Now, it gets hard!
Exercise 4 of ESL paper, is summary writing. A passage will be given, on which you are required to write a summary.
What is a summary? The formal definition is: a brief statement or account of the main points of something. And that’s exactly what you have to do. Identify the main, relevant points and write them in your own words in an organized manner.
This is the part of the paper I, personally, had the most trouble with. It is not as easy as it looks. So, let’s get to it.
- Read the question properly.
What exactly do you have to write a summary on. In the question, they could specify one or more detail. So you need to write the summary on just those details. Leave out the rest.
- Read the passage.
As you go, underline the points that you need to include in your summary, that are relevant and important to the question.
- Write the summary.
That’s easier said than done. You have got all your points, now you need to collate and organise it into one write-up using your own words.
- Write a one-line introduction that tells the examiner what you’re writing a summary on. Keep it short. In the example above, you could start the summary by writing : Poon Lim, a ship-wreck victim, managed to survive an astounding 133 days on an island all alone.
- Start organising the points. You could do it chronologically, advantage-disadvantage format or problem-solution format- whatever works for the task at hand. In the example above, writing points in their chronological order seems to be the right choice since it’s a narrative type of article.

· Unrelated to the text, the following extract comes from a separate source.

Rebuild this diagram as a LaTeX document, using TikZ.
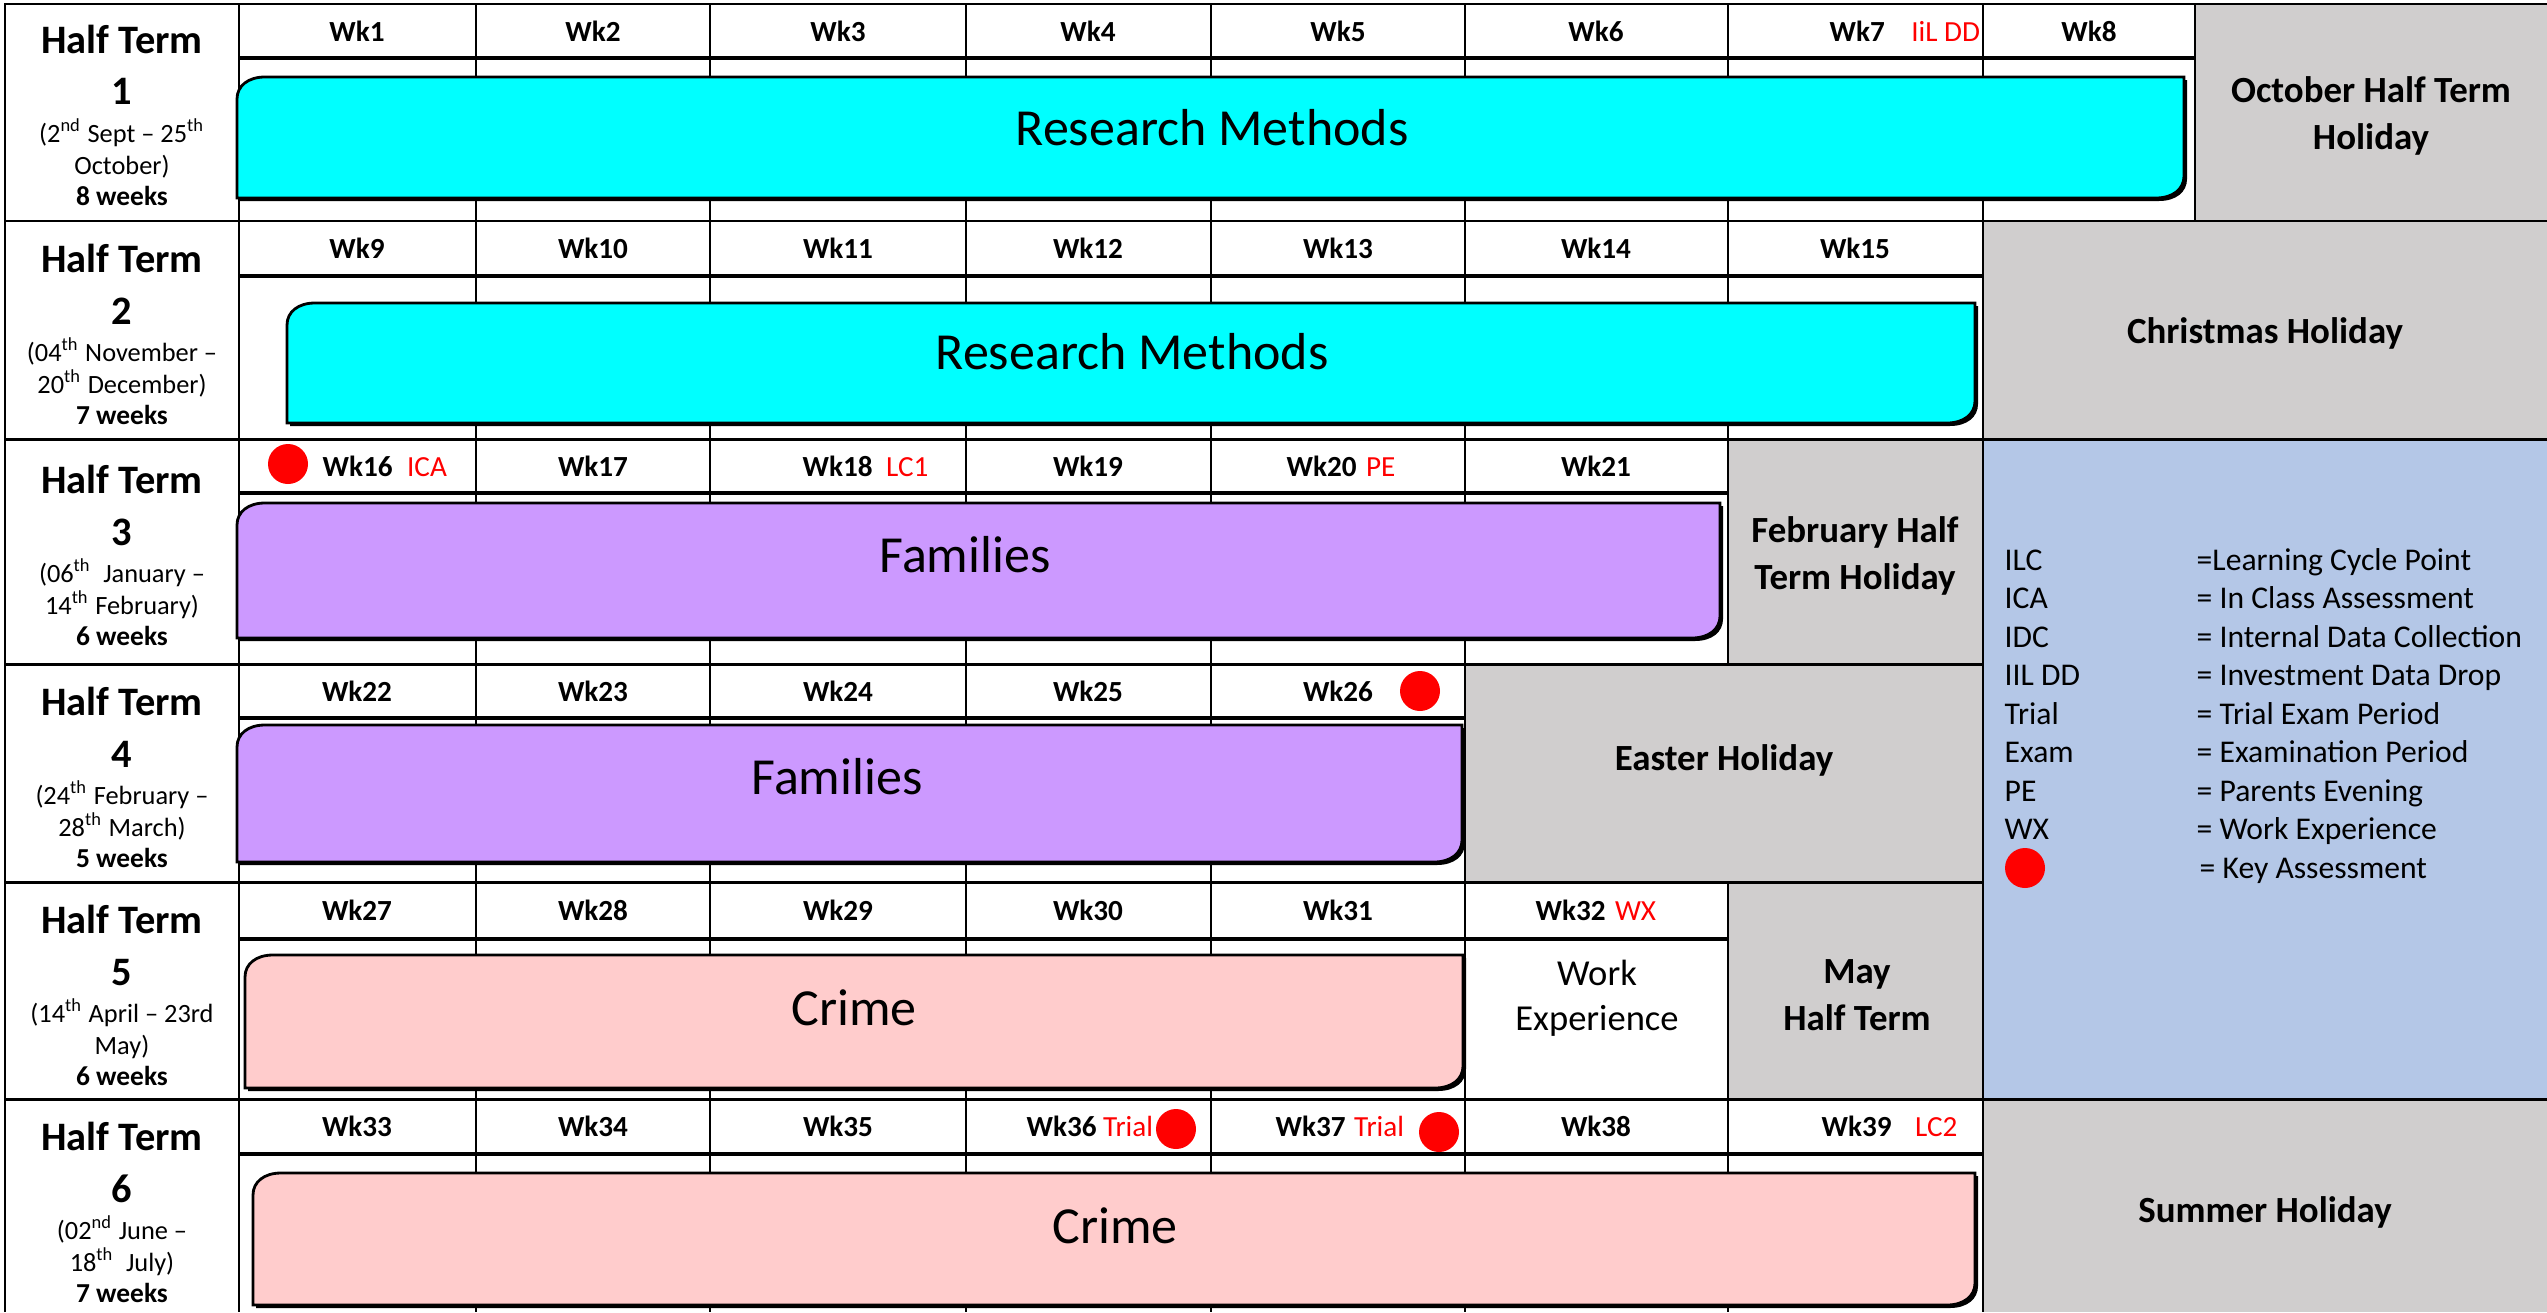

- Use connectives, lots of them, to organise your points and add a sense of continuity. Some examples are: Firstly/Secondly/Thirdly, In Addition/Also/Furthermore, Consequently/As a result, Thus/Hence etc.
- Use your own words. Use synonyms of word in the passage, if possible. In the example above, the phrase ‘invented ways to find food and water’ can be changed to ‘came up with a system to obtain food and water’.
- You don’t have to write a conclusion. If the question asked you to write the summary on the entire passage, then maybe a conclusion would be fitting. But in questions like the one above, it is irrelevant to the question.
- Stick to the word limit. For the extended paper you have to write at least 100 word but not more than 120 words. For the core paper you need to write at least 70 word but not more than 80 words. Don’t write too much; scrap unnecessary points not relevant to the question; cut short words.
That’s all about Exercise 4! The best way to get better at it, is to keep practicing past paper questions, nothing more. Polishing up your vocabulary skills might be helpful in using your own words.
The summary writing exercise in the core paper 1 is too easy, so it should only take about 5 minutes to attempt it.
Spend about 15 minutes on this exercise, in the extended paper 2. Reading the passage should take about 5 minutes and the rest 10 minutes should be used to write your summary.